Exploring a 2011 eruption and collecting worms
August 29, 2014
The day was mostly cloudy with light winds and some rain showers. Velella velella, commonly called “by-the-wind-sailor” are siphonophores related to Portugese man o’ war. They have been silently drifting past the ship by the millions. They have a small “sail” that is oriented at an angle to their float, which helps propel them much like a sail on a sailboat.
Today’s dive explored the 2011 eruption on the upper south rift zone of the volcano. The dive began on a fracture that was not in our pre-2011 eruption AUV bathymetry but is in our AUV data collected two weeks ago. It continued north past a small pillow mound that also appears in this new map but not in the old, which we confirmed was recently emplaced and is the southernmost 2011 lava that erupted on the upper south rift. Eighteen kilometers further south on the deep part of the rift is a large pillow ridge that also erupted in 2011, five kilometers long and 120 meters high, which we dove on last summer. Further north are the large sheet flows of the 2011 eruption that we explored on Wednesday’s dive and on two previous cruises.
The lava on the seafloor where our dive began was old and . The jumbled sheet flow had been turbulently emplaced, close to the fissure and channel system of a much earlier eruption. There was no fresh lava visible down in the new fracture but bacterial mat on the walls of the fracture indicates hot water is seeping up as the dike below is cooling. This observation confirms the hypothesis that the dike that fed the flows uprift during this eruption extended farther downrift, but here remained subsurface. This case also is an example of how fracturing can occur on older cones and flows, which we are using here and elsewhere on the mid-ocean ridge system to make interpretations about relative ages of the flows based on the concept that the more fractured flows are probably older.
The dive continued north to find contacts between 2011 eruption lavas, 1998 eruption lavas, and several older cones and sheet flows that had not yet been sampled and dated. A highlight was a descent into a deep collapse pit in an older inflated lobate flow, to find drainback shelves and lava veneer the entire way down the 20 meter high wall.
This is my first time on a deep-sea research trip and my first time visiting a mid-ocean ridge. I am a biologist who has come along for the ride to photograph and collect deep-sea worms from the class Enteropneusta. Enteropneusts, commonly known as acorn worms, are closer relatives to vertebrates (that’s us!) than one would think. Despite their gelatinous appearance they have three of the five anatomical characteristics that define the phylum chordate: a dorsal hollow nerve cord, notochord and pharyngeal gill pores. In 2005 a new family, the Torquaratoridae, was described. This family of enteropneusts live on the deep seafloor and some, maybe all of them, are capable of floating in the water column from one foraging site to the next.
Several new species have been seen on previous MBARI expeditions in the Axial area. Since their discovery, many have been recorded on video but few specimens have been collected for morphological and molecular study. They are very delicate organisms and often disintegrate during collection.

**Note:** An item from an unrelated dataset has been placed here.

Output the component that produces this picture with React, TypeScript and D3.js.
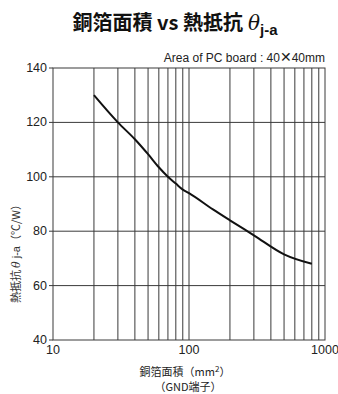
import React from 'react';
import * as d3 from 'd3';

// copper foil area (mm2) vs thermal resistance (degC/W)
const areas = [20, 30, 40, 50, 60, 70, 80, 90, 100, 150, 200, 300, 500, 800];
const thetas = [130, 120, 113.8, 108.3, 103.5, 100, 97.5, 95.3, 94, 88, 84, 78.5, 71.5, 68];

const yTicks = [40, 60, 80, 100, 120, 140];
const xTicks = [10, 100, 1000];
const xGrid = [20, 30, 40, 50, 60, 70, 80, 90, 100, 200, 300, 400, 500, 600, 700, 800, 900];

const W = 338;
const H = 394;
const m = { left: 53, right: 13, top: 68, bottom: 54 };

const jp = '"Noto Sans CJK JP", "Liberation Sans", Arial, sans-serif';
const latin = '"Liberation Sans", Arial, sans-serif';

const App = () => {
  const x = d3.scaleLog().domain([10, 1000]).range([m.left, W - m.right]);
  const y = d3.scaleLinear().domain([40, 140]).range([H - m.bottom, m.top]);

  const line = d3.line<number>()
    .x((d, i) => x(areas[i]))
    .y(d => y(d))
    .curve(d3.curveMonotoneX);

  const gridColor = '#3a3a3a';

  return (
    <svg width={W} height={H} style={{ position: 'absolute', left: 0, top: 0 }}>
      <rect width={W} height={H} fill="#fff" />
      <text x={175} y={30} textAnchor="middle" fontFamily={jp} fontWeight="bold" fontSize={20} fill="#111">
        銅箔面積 vs 熱抵抗
        <tspan fontFamily='"DejaVu Serif", serif' fontStyle="italic" fontWeight="normal" dx={5}>θ</tspan>
        <tspan fontFamily={latin} fontSize={15} dy={5}>j-a</tspan>
      </text>
      <text x={W - m.right} y={62} textAnchor="end" fontFamily={latin} fontSize={12} fill="#222">
        Area of PC board : 40<tspan fontFamily='"DejaVu Sans", sans-serif' fontSize={14}>✕</tspan>40mm
      </text>

      {yTicks.slice(1, -1).map(t => (
        <line key={'h' + t} x1={x(10)} x2={x(1000)} y1={y(t)} y2={y(t)} stroke={gridColor} strokeWidth={1} />
      ))}
      {xGrid.map(t => (
        <line key={'v' + t} x1={x(t)} x2={x(t)} y1={y(40)} y2={y(140)} stroke={gridColor} strokeWidth={1} />
      ))}
      {yTicks.map(t => (
        <line key={'tk' + t} x1={x(10) - 4} x2={x(10)} y1={y(t)} y2={y(t)} stroke={gridColor} strokeWidth={1} />
      ))}
      <rect x={x(10)} y={y(140)} width={x(1000) - x(10)} height={y(40) - y(140)} fill="none" stroke={gridColor} strokeWidth={1} />

      <path d={line(thetas) || ''} fill="none" stroke="#111" strokeWidth={2} />

      {yTicks.map(t => (
        <text key={'yt' + t} x={x(10) - 6} y={y(t) + 4} textAnchor="end" fontFamily={latin} fontSize={12.5} fill="#222">
          {t}
        </text>
      ))}
      {xTicks.map(t => (
        <text key={'xt' + t} x={x(t)} y={y(40) + 14} textAnchor="middle" fontFamily={latin} fontSize={12.5} fill="#222">
          {t}
        </text>
      ))}

      <text transform={`translate(20,251) rotate(-90)`} textAnchor="middle" fontFamily={jp} fontSize={11} fill="#333">
        熱抵抗
        <tspan fontFamily='"DejaVu Serif", serif' fontStyle="italic" dx={2}>θ</tspan>
        <tspan fontFamily={latin}> j-a</tspan>（℃/W）
      </text>

      <text x={185} y={376} textAnchor="middle" fontFamily={jp} fontSize={11} fill="#222">
        銅箔面積（mm<tspan fontSize={8} dy={-4}>2</tspan><tspan dy={4}>）</tspan>
      </text>
      <text x={188} y={391} textAnchor="middle" fontFamily={jp} fontSize={11} fill="#222">
        （GND端子）
      </text>
    </svg>
  );
};

export default App;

We don’t fully understand how these animals choose where to feed, although we do know that they eat sediment. New lavas aren’t covered in sediment for a while, so we tend to find them in areas where eruptions took place long ago. Enteropneusts found at Axial Seamount are primarily translucent with light pigmentation to their neck or intestinal region. They blend in with their surroundings very well and often the best way to see them is by the fecal trail left behind. Thankfully, we have two experts aboard who have trained eyes to spot these small, elusive worms.

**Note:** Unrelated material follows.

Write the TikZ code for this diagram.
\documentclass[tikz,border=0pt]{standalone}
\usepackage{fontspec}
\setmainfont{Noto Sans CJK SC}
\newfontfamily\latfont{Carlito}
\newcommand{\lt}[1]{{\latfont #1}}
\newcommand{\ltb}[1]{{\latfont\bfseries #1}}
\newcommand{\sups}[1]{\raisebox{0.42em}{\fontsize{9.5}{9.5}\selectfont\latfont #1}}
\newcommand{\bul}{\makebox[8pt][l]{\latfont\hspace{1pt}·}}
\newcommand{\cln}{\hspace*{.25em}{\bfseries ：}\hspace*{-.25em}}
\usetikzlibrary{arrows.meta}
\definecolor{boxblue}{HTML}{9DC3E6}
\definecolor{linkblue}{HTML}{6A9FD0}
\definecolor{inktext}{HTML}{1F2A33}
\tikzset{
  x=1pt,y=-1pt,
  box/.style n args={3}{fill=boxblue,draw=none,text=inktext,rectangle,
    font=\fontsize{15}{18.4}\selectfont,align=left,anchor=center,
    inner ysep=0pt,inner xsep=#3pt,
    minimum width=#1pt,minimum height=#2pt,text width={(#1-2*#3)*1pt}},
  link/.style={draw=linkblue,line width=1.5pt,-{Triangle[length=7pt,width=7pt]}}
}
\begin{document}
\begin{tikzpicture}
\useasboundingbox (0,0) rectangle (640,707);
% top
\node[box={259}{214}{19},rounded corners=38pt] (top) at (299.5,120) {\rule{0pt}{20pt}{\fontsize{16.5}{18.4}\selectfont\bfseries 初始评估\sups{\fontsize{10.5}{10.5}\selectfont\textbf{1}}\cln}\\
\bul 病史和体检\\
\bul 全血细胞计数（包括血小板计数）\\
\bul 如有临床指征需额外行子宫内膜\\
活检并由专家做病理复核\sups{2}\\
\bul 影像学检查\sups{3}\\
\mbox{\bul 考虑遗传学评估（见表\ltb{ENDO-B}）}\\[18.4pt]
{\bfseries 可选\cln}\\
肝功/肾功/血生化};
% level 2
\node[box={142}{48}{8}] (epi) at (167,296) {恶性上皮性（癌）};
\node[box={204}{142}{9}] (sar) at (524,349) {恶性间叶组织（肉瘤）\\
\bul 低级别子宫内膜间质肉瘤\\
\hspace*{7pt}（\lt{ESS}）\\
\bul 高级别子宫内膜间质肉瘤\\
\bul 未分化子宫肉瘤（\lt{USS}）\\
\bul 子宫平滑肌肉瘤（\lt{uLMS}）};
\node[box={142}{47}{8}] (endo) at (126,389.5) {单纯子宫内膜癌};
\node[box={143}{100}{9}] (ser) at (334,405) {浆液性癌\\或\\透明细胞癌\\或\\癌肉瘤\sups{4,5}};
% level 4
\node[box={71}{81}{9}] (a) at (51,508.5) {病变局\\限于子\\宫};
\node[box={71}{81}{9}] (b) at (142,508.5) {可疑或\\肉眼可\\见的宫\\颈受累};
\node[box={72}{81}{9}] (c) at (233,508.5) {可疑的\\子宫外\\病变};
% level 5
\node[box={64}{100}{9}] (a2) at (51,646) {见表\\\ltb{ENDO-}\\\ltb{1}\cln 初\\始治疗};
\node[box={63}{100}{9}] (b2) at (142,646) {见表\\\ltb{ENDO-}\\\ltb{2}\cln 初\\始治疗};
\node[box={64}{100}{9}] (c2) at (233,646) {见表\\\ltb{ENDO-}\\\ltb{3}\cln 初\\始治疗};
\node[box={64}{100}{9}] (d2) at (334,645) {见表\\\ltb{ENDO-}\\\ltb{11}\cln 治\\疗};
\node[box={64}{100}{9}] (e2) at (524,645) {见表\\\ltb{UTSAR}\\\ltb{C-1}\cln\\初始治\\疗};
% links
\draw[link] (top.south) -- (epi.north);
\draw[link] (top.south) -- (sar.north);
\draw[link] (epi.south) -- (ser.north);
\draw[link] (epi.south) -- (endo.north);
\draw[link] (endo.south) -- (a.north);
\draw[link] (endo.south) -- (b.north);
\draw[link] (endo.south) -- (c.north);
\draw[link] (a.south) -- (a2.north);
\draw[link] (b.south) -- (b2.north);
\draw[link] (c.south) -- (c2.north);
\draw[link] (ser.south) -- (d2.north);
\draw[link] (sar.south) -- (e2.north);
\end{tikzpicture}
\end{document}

After the collected animals make their long ascent to the surface, they are quickly removed from the ROV and put in the cold room. Collection containers are checked for symbiotic or parasitic organisms. Then the worm is gently transferred so that it can be photographed. After the animal has been photographed, tissue samples are removed for genetic analysis and then the organism is preserved. So far, nine specimens have been collected. Hopefully, digital imagery and molecular information can help elucidate what species they are, their various behaviors, and how they are distantly related to us.